From the first line of the data below through the line holding "wavenumbers = np.arange(800, 1301, 5)", output each line exactly and leave the pictures out.

## Start SUPPLIED DATA

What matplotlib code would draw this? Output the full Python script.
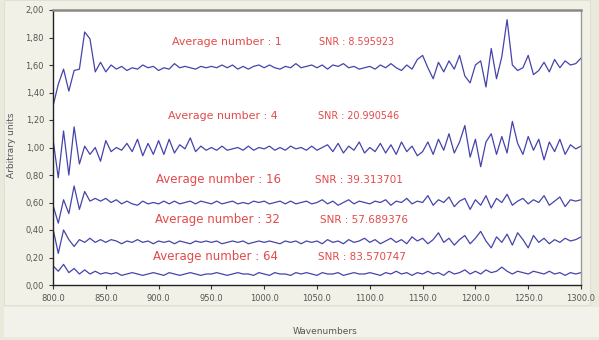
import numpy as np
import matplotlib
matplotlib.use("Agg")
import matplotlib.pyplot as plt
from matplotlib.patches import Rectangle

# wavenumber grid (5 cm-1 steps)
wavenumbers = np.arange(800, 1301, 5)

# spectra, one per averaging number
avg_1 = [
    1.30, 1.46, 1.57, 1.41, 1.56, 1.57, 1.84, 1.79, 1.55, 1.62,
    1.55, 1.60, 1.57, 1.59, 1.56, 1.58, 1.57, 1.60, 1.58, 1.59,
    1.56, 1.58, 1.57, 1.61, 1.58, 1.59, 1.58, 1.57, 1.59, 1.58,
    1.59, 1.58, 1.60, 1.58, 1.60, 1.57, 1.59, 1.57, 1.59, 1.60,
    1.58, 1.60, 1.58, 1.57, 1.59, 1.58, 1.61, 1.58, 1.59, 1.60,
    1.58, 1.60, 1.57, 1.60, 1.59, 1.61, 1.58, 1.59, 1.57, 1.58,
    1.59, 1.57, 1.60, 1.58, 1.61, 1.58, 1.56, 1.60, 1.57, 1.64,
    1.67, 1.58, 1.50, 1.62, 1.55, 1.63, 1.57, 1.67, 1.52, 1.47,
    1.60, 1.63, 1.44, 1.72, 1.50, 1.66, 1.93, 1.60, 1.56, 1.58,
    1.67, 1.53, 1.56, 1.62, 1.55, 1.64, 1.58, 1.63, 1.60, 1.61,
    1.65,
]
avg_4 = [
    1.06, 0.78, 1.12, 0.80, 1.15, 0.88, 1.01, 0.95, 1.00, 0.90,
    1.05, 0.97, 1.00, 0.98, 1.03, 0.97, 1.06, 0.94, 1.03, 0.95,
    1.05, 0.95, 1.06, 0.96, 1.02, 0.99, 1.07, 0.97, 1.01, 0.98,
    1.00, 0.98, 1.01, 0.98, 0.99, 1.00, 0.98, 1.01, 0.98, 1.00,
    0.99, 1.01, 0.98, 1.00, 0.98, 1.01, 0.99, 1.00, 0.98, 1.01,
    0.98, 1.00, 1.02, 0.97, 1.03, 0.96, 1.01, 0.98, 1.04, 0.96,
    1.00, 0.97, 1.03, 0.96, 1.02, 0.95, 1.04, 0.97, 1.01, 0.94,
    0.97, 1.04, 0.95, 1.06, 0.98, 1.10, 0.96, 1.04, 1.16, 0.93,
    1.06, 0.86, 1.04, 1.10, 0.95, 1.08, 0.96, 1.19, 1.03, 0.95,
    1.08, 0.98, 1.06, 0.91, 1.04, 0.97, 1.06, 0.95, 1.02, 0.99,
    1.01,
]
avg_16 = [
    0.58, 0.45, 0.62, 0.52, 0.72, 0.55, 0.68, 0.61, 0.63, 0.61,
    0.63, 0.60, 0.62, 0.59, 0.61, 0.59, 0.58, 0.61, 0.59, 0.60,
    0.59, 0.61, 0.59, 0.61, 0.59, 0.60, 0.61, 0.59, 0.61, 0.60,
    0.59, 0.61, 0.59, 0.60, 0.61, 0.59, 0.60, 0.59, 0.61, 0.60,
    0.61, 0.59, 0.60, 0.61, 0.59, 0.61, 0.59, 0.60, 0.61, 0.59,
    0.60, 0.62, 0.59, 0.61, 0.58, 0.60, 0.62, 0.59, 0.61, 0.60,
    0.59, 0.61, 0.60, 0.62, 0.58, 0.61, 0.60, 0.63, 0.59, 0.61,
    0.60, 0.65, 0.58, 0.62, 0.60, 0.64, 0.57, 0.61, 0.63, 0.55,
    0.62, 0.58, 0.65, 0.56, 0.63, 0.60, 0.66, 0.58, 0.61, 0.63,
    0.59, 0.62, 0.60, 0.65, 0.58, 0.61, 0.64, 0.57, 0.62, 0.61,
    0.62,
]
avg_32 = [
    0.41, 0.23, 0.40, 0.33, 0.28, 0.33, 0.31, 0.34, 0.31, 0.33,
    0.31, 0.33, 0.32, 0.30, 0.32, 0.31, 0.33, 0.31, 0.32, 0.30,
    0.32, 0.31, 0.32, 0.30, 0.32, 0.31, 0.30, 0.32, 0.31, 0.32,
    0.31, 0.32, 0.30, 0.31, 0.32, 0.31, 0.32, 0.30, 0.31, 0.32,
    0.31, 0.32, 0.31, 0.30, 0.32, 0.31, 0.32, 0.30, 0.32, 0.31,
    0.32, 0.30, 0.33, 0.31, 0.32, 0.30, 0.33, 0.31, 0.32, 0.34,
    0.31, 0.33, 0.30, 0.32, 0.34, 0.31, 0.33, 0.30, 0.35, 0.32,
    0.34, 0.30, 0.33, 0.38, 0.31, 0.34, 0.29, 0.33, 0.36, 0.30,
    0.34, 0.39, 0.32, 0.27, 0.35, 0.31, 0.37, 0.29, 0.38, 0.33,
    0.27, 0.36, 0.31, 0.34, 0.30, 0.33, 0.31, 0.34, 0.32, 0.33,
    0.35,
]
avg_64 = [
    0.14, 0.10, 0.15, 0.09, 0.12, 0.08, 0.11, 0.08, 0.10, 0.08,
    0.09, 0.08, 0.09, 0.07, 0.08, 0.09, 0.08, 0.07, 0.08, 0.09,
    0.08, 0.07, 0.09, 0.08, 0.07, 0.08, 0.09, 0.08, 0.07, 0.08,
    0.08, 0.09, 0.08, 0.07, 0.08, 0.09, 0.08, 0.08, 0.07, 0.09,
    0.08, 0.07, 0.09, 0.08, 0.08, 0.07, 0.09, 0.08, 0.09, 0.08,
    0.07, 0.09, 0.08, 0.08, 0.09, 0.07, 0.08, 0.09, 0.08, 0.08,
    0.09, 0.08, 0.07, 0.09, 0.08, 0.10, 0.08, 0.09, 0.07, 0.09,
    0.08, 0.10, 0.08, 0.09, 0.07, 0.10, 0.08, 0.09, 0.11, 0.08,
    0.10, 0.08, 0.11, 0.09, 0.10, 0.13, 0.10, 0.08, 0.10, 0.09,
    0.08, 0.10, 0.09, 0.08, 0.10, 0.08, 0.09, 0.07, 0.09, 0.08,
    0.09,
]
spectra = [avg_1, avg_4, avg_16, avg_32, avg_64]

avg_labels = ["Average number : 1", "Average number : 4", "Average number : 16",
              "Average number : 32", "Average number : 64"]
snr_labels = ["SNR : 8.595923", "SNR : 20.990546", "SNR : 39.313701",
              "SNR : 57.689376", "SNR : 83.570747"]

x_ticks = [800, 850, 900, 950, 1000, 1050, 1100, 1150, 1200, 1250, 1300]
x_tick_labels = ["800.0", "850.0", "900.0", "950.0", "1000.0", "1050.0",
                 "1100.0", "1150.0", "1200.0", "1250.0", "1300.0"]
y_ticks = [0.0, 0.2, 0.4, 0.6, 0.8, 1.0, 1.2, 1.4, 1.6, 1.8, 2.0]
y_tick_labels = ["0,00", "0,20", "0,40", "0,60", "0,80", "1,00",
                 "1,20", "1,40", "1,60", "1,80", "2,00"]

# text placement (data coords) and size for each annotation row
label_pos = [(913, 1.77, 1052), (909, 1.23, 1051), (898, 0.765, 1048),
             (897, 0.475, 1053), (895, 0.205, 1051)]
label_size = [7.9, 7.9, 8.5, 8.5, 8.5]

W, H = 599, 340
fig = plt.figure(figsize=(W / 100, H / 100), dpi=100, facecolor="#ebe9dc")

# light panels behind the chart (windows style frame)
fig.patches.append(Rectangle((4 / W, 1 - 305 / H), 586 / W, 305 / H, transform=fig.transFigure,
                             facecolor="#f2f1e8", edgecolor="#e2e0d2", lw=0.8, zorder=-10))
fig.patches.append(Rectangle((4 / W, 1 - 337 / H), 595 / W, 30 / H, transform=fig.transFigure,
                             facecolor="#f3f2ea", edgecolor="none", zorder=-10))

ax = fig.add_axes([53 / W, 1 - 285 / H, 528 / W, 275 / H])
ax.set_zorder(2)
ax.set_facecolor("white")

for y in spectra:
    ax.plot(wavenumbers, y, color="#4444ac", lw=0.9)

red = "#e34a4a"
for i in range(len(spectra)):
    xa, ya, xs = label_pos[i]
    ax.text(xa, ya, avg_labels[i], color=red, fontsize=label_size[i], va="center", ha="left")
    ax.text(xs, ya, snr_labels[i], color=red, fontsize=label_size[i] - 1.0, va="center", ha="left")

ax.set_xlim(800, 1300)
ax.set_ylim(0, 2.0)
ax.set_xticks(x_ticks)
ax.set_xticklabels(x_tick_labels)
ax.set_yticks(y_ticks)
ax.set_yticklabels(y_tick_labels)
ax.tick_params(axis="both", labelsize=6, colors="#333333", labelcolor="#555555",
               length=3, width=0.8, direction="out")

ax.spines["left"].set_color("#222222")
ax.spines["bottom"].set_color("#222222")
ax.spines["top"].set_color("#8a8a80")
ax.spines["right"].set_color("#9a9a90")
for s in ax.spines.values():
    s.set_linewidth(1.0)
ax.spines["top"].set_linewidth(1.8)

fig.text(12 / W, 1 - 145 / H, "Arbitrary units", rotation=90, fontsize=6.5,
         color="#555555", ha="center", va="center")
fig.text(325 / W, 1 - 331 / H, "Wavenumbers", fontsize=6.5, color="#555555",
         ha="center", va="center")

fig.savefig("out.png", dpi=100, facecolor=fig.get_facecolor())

## End SUPPLIED DATA

### TASK SOLUTION
What matplotlib code would draw this? Output the full Python script.
import numpy as np
import matplotlib
matplotlib.use("Agg")
import matplotlib.pyplot as plt
from matplotlib.patches import Rectangle

# wavenumber grid (5 cm-1 steps)
wavenumbers = np.arange(800, 1301, 5)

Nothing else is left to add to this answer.